Saat itu Indonesia menjadi tuan rumah. Final yang hanya digelar sekali tentu menambah panas atmosfir pertandingan yang digelar di Gelora Bung Karno.
Indonesia yang kala itu diarsiteki Ivan Kolev sedang dalam optimisme tinggi. Inilah timnas terbaik dengan empat penyerangnya, Bambang Pamungkas, Budi Sudarsono, Zainal Arif, dan Gendut Dony sedang dalam performa terbaiknya, salah satunya ditunjukkan dengan mencetak 13 gol ke gawang Filipina di penyisihan grup.

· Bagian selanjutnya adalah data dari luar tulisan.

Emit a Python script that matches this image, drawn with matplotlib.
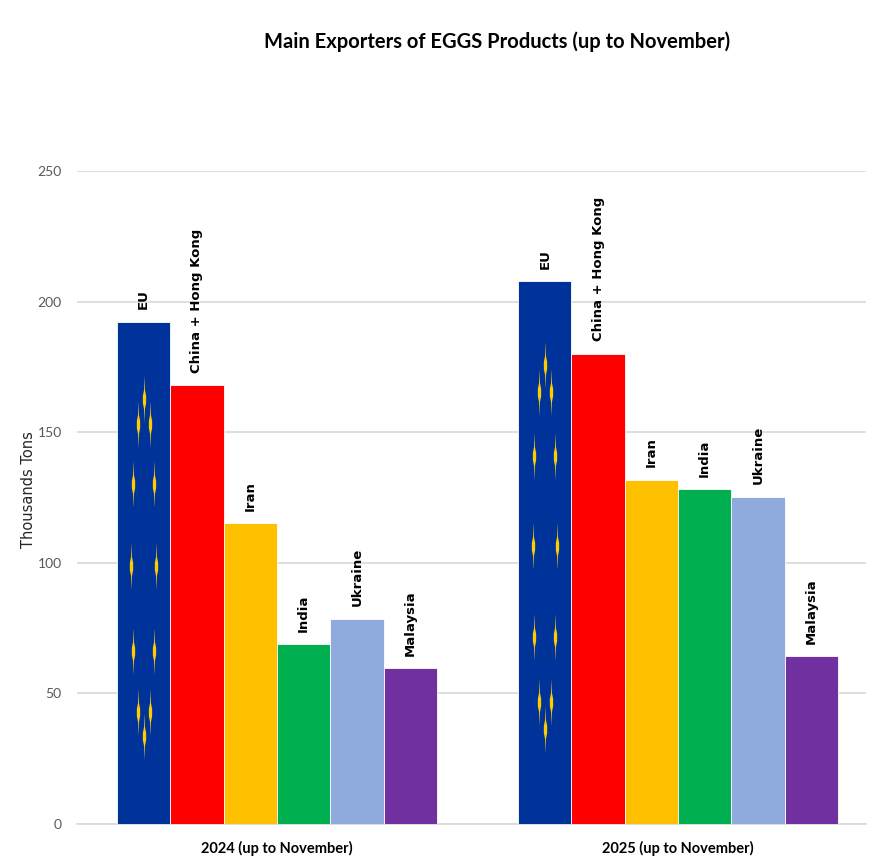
import matplotlib
matplotlib.use("Agg")
import matplotlib.pyplot as plt
from matplotlib.path import Path

periods = ["2024 (up to November)", "2025 (up to November)"]
countries = ["EU", "China + Hong Kong", "Iran", "India", "Ukraine", "Malaysia"]
values_2024 = [192.2, 168.0, 115.2, 68.9, 78.5, 59.7]
values_2025 = [207.7, 180.0, 131.7, 128.2, 125.2, 64.3]
colors = ["#003399", "#FF0000", "#FFC000", "#00B050", "#8FAADC", "#7030A0"]

# EU flag stars, as fractions of the EU bar (offset from centre, height)
star_dx = [0.0, -0.11, 0.11, -0.2, 0.2, -0.23, 0.23, -0.2, 0.2, -0.11, 0.11, 0.0]
star_h = [0.846, 0.797, 0.797, 0.678, 0.678, 0.513, 0.513, 0.344, 0.344, 0.224, 0.224, 0.175]

# spindle shape, the stars are stretched thin in the original picture
star_marker = Path([(0, -1), (0.02, -0.4), (0.07, -0.15), (0.07, 0.15), (0.02, 0.4), (0, 1),
                    (-0.02, 0.4), (-0.07, 0.15), (-0.07, -0.15), (-0.02, -0.4), (0, -1)])

fig = plt.figure(figsize=(8.88, 8.68), dpi=100)
ax = fig.add_axes([77 / 888, 1 - 824 / 868, (866 - 77) / 888, (824 - 171) / 868])

bar_w = 1.0
gap = 401 / 53.3  # distance between the two groups in bar widths
for g, vals in enumerate([values_2024, values_2025]):
    x0 = g * gap
    for i, v in enumerate(vals):
        x = x0 + i - 2.5
        ax.bar(x, v, width=bar_w, color=colors[i], edgecolor="white", linewidth=0.6, zorder=3)
        ax.annotate(countries[i], (x, v), xytext=(0, 9), textcoords="offset points",
                    rotation=90, ha="center", va="bottom", fontsize=9.5,
                    fontweight="bold", color="black", family="DejaVu Sans", zorder=4)
    for dx, h in zip(star_dx, star_h):
        ax.plot(x0 - 2.5 + dx, vals[0] * h, marker=star_marker, ms=34, color="#FFCC00",
                mew=0, ls="none", zorder=4)

ax.set_xlim(-2.5 - 40 / 53.3 - 0.5, gap + 2.5 + 28 / 53.3 + 0.5)
ax.set_ylim(0, 250)
ax.set_yticks([0, 50, 100, 150, 200, 250])
ax.set_xticks([0, gap])
ax.set_xticklabels(periods, family="Lato", fontweight="bold", fontsize=10.5, color="black")
ax.tick_params(axis="both", length=0)
ax.tick_params(axis="x", pad=12)
ax.tick_params(axis="y", labelsize=10, labelcolor="#595959", pad=11)
for lab in ax.get_yticklabels():
    lab.set_family("Lato")
ax.grid(axis="y", color="#D9D9D9", linewidth=1.2, zorder=0)
ax.set_axisbelow(True)
for side in ["top", "right", "left"]:
    ax.spines[side].set_visible(False)
ax.spines["bottom"].set_color("#D9D9D9")
ax.spines["bottom"].set_linewidth(1.2)
ax.set_ylabel("Thousands Tons", fontsize=10.5, color="#262626", family="DejaVu Sans")
ax.yaxis.set_label_coords((36 - 77) / 789, (824 - 490) / 653)

fig.text(497 / 888, 1 - 42 / 868, "Main Exporters of EGGS Products (up to November)",
         ha="center", va="center", family="Lato", fontweight="bold", fontsize=14.5, color="black")

fig.savefig("out.png", dpi=100)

Tapi, final tak pernah mudah. Chukiat Noosalung mencetak gol memanfaatkan tendangan bebas Terdsak Chaiman di menit 26. Pria berambut blonde itu kemudian mencetak golnya sendiri pada menit 38.
Ketinggalan dua gol, Indonesia tak menyerah. Semangat militan yang ditunjukkan Bambang Pamungkas dan kawan-kawan berbuah manis. Yaris Riyadi mencetak gol di menit 48 dan Gendut Dony Christiawan berhasil menyamakan kedudukan menjadi 2-2 pada menit 79.
Cerita bak cinderella itu bahkan hampir jadi kenyataan setelah penendang penalti pertama negeri Gajah Putih yang tak lain tak bukan pemain terbaik mereka, Kiatisuk Senamuang, gagal setelah tembakannya melambung.
Sayang hasil berkata lain, dua penendang kita Sugiantoro dan Firmansyah gagal memanfaatkan tendangan penalti. Tendangan Sugiantoro menepa mistar dan sepakan Firmansyah jauh menyamping.
Laga itu akhirnya ditutup dengan tendangan cungkil Dusit Chalermsan. Gaya menendang yang dikemudian hari saya tahu sebagai gaya penalti ala Panenka.
Kekalahan itu perlu untuk diingat oleh Boaz dan kawan-kawan. Bukan sebagai kekalahan yang menyesakkan tapi sebagai laga yang jangan diakhiri sebelum peluit panjang dibunyikan.
Sebagai laga di mana pasukan Garuda mesti mengerahkan seluruh tenaganya untuk menyulitkan Thailand, untuk membuat Zico –julukan Kiatisuk— kembali kita buat frustasi, dan tentunya untuk meraih kemenangan.
Berjuanglah Boaz dan kawan-kawan, kalian tak pernah berjuang sendirian, ada jutaan dukungan dan doa dari suporter Indonesia. Ayo kita buat Thailand menangis di Pakansari!